Written task =>
For the material that follows, return exactly the lines from the one with "Write the React, TypeScript" through the one with "Chart.register(...registerables);", both ends included.

Dataset extract =>
-*-
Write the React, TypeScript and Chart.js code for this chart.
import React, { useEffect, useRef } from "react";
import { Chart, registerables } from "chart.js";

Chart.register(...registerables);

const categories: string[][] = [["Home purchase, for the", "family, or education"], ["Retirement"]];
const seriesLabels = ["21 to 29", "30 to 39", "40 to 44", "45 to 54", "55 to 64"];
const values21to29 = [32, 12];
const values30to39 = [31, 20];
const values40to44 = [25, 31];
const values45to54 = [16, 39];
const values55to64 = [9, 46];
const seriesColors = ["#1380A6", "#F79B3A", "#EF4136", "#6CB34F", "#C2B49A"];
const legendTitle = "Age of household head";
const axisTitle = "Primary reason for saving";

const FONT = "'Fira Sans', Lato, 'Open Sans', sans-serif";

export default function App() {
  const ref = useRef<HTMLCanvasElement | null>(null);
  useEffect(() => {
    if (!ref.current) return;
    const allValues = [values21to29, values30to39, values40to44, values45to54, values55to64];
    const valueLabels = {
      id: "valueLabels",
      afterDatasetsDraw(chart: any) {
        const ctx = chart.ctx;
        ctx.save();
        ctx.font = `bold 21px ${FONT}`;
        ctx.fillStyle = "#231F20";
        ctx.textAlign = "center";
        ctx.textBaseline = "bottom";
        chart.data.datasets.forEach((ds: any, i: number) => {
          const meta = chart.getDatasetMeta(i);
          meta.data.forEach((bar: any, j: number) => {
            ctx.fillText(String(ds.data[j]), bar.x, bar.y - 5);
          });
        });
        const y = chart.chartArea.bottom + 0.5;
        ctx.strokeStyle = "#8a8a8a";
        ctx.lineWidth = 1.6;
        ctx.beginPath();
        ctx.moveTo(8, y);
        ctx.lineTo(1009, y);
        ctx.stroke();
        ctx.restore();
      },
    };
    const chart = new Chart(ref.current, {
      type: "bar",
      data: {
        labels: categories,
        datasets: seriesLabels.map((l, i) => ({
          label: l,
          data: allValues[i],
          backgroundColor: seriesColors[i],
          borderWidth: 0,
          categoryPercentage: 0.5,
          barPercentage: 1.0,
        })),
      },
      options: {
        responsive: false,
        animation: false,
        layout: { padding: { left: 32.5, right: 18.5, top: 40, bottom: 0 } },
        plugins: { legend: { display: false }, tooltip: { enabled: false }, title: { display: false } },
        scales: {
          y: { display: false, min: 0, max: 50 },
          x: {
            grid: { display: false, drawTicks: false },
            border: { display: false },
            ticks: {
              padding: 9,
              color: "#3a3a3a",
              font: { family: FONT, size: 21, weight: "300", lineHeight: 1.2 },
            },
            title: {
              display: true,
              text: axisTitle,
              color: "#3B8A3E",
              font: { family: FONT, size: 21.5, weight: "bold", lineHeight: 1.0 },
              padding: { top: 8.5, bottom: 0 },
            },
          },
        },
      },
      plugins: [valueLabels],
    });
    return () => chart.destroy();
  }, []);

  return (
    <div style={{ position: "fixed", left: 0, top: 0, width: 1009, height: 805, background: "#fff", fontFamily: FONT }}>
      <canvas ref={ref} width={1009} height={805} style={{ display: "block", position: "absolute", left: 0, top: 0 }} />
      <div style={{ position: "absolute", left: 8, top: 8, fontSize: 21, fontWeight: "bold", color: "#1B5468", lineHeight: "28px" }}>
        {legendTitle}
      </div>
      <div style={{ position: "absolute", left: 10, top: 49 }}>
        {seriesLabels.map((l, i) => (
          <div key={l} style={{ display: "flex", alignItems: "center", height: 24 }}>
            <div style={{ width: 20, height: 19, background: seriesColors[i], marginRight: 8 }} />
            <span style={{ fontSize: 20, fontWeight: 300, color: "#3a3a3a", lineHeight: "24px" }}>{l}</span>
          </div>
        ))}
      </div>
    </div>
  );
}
-*-
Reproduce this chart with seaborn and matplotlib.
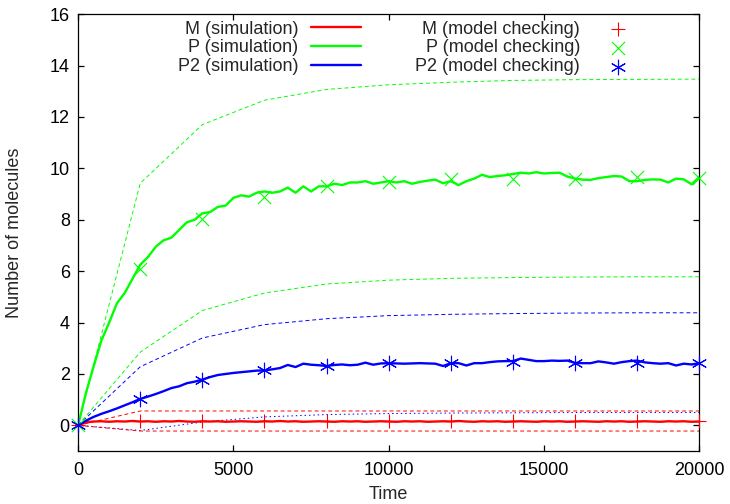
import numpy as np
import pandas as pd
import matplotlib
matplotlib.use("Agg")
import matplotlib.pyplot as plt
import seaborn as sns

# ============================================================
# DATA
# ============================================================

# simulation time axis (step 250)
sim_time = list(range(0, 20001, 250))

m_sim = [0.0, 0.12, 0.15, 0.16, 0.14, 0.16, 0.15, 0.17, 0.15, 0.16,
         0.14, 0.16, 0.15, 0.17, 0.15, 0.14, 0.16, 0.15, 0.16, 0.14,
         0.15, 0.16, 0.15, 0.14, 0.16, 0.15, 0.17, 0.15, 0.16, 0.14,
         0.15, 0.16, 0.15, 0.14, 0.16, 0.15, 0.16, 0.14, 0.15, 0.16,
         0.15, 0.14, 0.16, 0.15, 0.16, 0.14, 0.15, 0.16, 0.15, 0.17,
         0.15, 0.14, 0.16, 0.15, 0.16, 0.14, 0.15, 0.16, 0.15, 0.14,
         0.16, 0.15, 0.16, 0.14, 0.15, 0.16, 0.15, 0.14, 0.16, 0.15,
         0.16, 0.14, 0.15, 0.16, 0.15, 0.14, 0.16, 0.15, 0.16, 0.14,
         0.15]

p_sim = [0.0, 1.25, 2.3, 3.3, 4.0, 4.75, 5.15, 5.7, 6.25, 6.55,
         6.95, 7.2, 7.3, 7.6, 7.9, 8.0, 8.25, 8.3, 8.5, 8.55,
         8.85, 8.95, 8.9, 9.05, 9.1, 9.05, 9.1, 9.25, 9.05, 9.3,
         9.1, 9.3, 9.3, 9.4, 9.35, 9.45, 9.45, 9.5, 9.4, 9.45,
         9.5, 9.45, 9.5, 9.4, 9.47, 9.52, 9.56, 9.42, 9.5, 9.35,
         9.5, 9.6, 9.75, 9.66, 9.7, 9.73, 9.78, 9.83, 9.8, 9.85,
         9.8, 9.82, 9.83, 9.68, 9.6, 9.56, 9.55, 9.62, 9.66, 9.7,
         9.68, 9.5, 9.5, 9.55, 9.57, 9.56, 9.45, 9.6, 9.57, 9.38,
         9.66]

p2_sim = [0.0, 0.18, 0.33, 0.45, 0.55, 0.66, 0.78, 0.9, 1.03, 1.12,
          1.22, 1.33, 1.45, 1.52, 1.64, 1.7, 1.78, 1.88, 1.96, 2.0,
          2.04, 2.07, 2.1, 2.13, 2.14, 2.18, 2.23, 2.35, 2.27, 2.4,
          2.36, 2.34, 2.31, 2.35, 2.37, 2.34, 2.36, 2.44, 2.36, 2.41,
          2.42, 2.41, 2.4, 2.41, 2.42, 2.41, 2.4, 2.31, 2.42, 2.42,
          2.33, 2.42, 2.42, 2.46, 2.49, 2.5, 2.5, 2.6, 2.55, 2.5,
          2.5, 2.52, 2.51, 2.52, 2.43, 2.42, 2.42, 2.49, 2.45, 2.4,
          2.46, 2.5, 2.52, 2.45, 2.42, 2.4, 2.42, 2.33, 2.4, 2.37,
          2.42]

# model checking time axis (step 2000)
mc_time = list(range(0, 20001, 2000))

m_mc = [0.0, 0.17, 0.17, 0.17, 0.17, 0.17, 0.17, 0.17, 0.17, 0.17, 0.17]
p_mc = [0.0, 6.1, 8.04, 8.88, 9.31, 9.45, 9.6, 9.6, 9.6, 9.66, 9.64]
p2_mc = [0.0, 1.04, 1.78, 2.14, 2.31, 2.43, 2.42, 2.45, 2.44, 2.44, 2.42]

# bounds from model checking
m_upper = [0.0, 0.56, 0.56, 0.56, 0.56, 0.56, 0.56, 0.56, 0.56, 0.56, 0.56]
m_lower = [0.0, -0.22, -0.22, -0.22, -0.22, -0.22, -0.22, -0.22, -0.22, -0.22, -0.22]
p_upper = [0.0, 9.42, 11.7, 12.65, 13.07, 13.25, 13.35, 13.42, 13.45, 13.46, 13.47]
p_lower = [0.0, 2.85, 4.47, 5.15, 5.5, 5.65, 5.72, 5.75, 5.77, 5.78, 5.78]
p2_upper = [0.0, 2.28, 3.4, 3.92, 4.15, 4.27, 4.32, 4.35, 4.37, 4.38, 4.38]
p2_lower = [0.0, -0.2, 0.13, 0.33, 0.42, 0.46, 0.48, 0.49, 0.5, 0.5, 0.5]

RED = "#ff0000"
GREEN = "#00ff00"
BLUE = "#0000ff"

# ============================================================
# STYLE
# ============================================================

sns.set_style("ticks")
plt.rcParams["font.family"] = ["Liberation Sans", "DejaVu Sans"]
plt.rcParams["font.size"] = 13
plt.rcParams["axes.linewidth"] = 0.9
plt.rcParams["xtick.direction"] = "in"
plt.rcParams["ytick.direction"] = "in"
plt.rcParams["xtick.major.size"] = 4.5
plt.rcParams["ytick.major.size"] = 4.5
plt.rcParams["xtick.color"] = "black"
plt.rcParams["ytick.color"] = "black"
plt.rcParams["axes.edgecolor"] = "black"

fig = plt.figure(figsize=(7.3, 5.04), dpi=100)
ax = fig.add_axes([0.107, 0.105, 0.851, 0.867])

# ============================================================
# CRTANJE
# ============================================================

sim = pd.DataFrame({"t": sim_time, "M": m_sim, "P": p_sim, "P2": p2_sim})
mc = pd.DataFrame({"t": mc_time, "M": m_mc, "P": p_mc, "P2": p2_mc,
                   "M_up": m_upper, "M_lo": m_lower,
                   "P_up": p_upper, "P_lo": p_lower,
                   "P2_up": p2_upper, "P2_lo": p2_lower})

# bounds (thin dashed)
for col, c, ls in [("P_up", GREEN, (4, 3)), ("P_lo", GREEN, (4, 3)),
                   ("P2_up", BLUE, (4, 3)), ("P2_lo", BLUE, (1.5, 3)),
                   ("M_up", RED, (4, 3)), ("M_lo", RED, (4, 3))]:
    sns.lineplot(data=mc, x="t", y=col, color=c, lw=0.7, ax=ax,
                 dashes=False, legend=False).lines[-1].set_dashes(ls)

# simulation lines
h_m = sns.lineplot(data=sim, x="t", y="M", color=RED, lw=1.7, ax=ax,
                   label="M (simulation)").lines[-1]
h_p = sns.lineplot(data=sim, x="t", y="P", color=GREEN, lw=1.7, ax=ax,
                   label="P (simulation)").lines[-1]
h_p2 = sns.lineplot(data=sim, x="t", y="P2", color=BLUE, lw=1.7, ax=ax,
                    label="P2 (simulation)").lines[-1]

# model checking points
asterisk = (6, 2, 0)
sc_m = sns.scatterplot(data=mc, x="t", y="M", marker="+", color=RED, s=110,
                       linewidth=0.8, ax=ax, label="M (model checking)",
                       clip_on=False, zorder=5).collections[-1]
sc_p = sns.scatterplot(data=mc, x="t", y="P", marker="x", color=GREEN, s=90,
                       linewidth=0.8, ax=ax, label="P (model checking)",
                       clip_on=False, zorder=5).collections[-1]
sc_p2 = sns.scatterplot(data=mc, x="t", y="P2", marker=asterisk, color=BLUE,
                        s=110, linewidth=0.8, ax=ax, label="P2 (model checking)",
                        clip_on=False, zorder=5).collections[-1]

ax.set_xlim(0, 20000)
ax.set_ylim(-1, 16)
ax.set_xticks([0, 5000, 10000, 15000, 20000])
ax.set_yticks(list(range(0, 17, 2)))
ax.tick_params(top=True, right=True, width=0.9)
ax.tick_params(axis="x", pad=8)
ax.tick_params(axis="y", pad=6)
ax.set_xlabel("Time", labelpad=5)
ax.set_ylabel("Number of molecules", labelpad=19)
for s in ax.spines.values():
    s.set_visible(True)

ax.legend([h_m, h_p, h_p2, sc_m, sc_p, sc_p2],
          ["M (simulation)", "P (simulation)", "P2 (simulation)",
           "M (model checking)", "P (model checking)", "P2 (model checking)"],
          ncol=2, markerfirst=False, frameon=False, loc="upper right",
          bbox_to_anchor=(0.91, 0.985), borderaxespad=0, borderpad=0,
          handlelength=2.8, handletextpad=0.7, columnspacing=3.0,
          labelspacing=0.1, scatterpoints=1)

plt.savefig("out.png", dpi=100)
-*-
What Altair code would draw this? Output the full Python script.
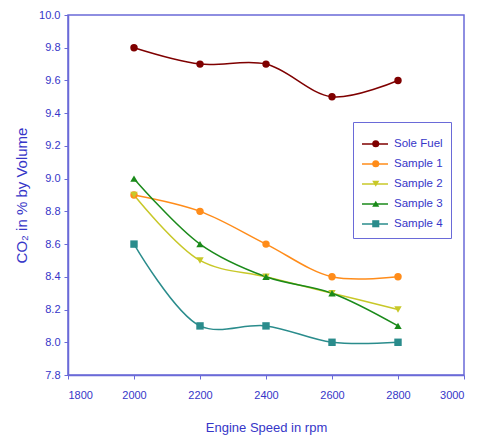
-*-
Exercise response =>
Write the React, TypeScript and Chart.js code for this chart.
import React, { useEffect, useRef } from "react";
import { Chart, registerables } from "chart.js";

Chart.register(...registerables);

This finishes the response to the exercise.